Bu toplumdan çıkan fertler de toplum ne ise onu sergilemiştir. Öğretilmiş çâresizlik her şeyi devirmiş, her yeri vîrâneye çevirmiştir. Eli kolu, dili dudağı, zihni ve kalbi bağlanmış kişiler, bir türlü özgür olabilmeyi ve hür davranabilmeyi başaramamıştır. Yasak sınırı çizilen alanlar oldukça fazla olduğu için, müsâade sâhaları olabildiğince daraltılmıştır.
Mektepte, okulda uygulanan eski ve yeni müfredat programları nesilleri eğitmekten uzaktır. Talebeler, bilgiyi talep etmeyi bilmiyor. Bilgi hamalı hâline getirilen öğrenciler, papağan ezberi yapmaya alıştırılmıştır. Edindiği malûmâtı ne yönde kullanacağını bilemeyen nesiller, hangi tarafa gideceğini bir türlü tâyin edememektedir. Rehberlik makāmında bulunanlar ise, meslek ahlâkının gereklerini yerine getirmekten imtinâ etmekte, her dâim kaçınmaktadırlar.
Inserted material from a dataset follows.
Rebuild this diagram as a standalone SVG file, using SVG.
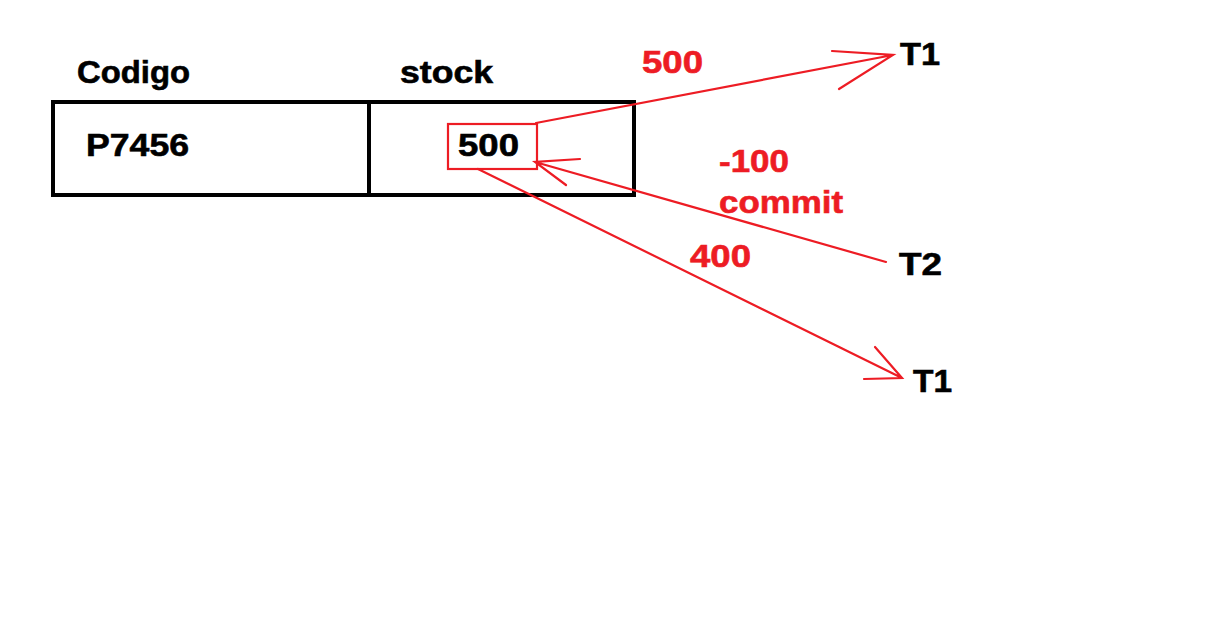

İşgal ettikleri yerlerin hakkını veremeyen kābiliyetsiz kişiler hem mesleklerine ihânet etmekte hem de kılavuzu oldukları kişilerin hakkını çiğnemekte oldukları gözlerden ırak değildir. En tuhafı ise bu kötü durumundan kendilerini sorumlu tutmamakta ve bunu kendilerine asla dert etmemeleridir. Bu gibilerin elinde deneme tahtasına dönüşen gençler çürümeye devam ediyor.
Günümüz dünyâsında eğitimsiz, mesleksiz, rehbersiz ve başıboş bırakılan insanlar çâresiz bir durumda oradan oraya savrulmakta ve aşılmaz engellere toslayıp durmaktadır. Nâçar bir halde bırakılan herkes, sırtını dayayacağı bir istinat, mesnet, dayanak aramaktadır. Bu, istenilmeyen ve hoş olmayan hâdiselerin de önünü açmaktadır. Sosyal patlamalar, ansız ve zamansızdır.
Mutlu ve huzur içinde olmayanlar, çevrelerine de bu negatif enerjiyi yaymakta ve problemin kaynağını teşkil etmektedirler. Eldeki imkânların herkese ulaşmadığı düşünüldüğünde evlerin, sokakların ve bütün memleketin rahat yüzü göremeyeceği kendiliğinden ortaya çıkmaktadır. En güzel insan, mutlu bir insandır. En güzel ülke, içinde güven içinde yaşanılan ve özgürce gezilebilen bir ülkedir.
Bütün bu şartlar düşünüldüğünde çâre olarak görülen her imkânın ve her hizmetin herkese ânında ulaşması ve zaman geçirilmeden halka sunulması gerekmektedir. Çâresi kalmayan her kişi, istenmeyen olayların tam merkezinde yer almakta ve huzursuzluk çıkarabilmektedir. Bu sebeple, en ücrâ yerlere kadar el atmak ve çâreler üretmek herkesin boynuna bir borçtur.
Câhilliğin ve topyekûn kara cehâletin yok edilmesi yönünde herkes, üzerine düşen vazîfeyi ve sorumluluğu yerine getirmelidir. Bu görevi hem kendisi hem kendi nesli hem de gelecek yeni kuşakları düşünerek samîmî bir şekilde îfâ etmeli, yapmalıdır. Her iş, o işin ehline, erbâbına teslim edilmeli ve bunu da herhangi bir çıkar düşünmeden yapılmalıdırlar.